→ Recorded data
-- START --

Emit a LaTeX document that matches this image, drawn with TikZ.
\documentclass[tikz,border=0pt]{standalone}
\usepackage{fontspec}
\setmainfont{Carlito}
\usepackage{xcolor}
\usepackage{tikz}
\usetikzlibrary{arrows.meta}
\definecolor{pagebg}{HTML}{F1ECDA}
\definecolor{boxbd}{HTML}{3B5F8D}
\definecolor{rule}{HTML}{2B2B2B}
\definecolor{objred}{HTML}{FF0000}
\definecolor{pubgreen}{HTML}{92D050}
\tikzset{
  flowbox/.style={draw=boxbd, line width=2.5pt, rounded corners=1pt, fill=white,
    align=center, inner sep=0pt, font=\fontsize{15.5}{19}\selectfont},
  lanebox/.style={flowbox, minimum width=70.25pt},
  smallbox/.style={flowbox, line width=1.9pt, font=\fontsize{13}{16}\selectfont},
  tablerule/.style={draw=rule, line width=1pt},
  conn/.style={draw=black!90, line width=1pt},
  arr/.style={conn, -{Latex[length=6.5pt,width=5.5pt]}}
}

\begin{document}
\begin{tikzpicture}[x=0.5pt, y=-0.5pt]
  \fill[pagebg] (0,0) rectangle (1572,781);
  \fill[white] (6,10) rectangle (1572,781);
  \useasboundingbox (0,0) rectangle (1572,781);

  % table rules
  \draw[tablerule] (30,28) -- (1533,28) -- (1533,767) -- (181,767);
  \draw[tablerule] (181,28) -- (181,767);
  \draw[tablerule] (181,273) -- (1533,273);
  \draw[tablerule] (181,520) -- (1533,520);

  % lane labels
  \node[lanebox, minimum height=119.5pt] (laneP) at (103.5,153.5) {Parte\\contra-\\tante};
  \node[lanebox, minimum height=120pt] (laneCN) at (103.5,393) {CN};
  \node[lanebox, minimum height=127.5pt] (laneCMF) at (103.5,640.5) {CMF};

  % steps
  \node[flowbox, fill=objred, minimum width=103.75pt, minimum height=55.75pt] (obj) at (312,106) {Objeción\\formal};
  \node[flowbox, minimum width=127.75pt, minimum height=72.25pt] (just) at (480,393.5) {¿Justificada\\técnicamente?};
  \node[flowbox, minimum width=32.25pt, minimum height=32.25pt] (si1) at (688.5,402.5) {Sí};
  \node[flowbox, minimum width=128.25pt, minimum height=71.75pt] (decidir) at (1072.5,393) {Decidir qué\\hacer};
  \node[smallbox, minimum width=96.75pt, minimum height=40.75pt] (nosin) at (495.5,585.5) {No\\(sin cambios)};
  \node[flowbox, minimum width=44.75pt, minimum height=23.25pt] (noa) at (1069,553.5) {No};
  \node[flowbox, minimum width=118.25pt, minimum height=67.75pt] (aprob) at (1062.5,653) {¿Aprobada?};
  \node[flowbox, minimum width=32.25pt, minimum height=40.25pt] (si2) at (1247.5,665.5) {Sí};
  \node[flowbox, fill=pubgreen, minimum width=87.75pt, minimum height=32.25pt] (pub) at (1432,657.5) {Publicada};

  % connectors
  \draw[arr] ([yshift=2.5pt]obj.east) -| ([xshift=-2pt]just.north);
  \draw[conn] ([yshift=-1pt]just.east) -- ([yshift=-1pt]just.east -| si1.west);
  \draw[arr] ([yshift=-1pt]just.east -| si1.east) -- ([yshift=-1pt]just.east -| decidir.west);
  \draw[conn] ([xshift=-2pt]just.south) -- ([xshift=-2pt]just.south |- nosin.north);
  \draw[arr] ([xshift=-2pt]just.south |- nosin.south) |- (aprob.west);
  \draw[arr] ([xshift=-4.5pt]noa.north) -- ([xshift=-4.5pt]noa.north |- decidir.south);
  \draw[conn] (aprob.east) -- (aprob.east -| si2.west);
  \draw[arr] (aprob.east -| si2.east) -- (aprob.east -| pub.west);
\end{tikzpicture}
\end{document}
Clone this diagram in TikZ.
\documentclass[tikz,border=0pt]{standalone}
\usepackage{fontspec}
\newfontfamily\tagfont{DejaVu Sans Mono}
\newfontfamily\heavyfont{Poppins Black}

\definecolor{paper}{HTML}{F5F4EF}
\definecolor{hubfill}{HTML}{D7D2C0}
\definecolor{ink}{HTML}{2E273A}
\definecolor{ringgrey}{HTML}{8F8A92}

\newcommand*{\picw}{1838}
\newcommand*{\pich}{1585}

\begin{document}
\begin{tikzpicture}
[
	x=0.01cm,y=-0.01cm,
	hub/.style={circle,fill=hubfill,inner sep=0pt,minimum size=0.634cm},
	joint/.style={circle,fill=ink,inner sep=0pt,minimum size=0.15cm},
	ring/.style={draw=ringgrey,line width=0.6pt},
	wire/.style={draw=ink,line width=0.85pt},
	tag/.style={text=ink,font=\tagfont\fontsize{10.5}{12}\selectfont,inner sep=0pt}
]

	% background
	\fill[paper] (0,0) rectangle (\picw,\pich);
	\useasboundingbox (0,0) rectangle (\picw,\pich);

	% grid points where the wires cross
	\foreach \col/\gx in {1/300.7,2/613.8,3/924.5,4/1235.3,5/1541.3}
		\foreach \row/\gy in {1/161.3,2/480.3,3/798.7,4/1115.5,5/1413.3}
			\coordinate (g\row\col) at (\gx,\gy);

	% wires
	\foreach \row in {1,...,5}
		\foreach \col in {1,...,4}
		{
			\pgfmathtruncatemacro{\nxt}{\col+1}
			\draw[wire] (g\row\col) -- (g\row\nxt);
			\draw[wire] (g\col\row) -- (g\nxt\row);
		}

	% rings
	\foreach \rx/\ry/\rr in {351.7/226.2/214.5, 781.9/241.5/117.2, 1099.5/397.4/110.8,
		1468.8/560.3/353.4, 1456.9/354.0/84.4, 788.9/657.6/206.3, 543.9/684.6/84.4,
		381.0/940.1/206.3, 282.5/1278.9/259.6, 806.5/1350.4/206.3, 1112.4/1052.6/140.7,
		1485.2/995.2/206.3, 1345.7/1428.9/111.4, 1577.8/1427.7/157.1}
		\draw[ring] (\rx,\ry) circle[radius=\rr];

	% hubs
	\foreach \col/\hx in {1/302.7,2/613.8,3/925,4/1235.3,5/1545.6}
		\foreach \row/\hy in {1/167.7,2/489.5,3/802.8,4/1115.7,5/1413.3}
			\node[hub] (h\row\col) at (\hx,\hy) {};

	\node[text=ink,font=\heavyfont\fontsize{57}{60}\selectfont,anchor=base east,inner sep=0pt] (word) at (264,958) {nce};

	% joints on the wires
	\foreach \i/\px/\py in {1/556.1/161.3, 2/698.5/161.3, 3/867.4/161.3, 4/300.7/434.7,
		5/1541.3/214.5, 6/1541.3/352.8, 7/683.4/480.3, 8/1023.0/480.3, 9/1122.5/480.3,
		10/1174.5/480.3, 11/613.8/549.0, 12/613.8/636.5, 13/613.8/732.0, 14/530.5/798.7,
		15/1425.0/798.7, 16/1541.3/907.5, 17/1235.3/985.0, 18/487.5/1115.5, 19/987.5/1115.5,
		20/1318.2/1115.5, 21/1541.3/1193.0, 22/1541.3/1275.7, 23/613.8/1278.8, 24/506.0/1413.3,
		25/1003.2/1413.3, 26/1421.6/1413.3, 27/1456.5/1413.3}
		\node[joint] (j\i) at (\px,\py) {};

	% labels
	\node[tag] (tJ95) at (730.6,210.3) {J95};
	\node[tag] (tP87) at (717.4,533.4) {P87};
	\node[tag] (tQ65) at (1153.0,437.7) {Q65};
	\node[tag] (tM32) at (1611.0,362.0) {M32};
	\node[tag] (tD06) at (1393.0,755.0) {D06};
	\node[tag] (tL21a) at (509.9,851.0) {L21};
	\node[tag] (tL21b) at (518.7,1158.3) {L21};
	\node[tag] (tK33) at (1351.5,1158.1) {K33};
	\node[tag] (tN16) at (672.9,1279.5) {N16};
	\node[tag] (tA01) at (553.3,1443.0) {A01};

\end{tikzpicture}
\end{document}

-- END --

→ The exercise
Return every line above in which the string "this" occurs.

→ The completed task
Emit a LaTeX document that matches this image, drawn with TikZ.
Clone this diagram in TikZ.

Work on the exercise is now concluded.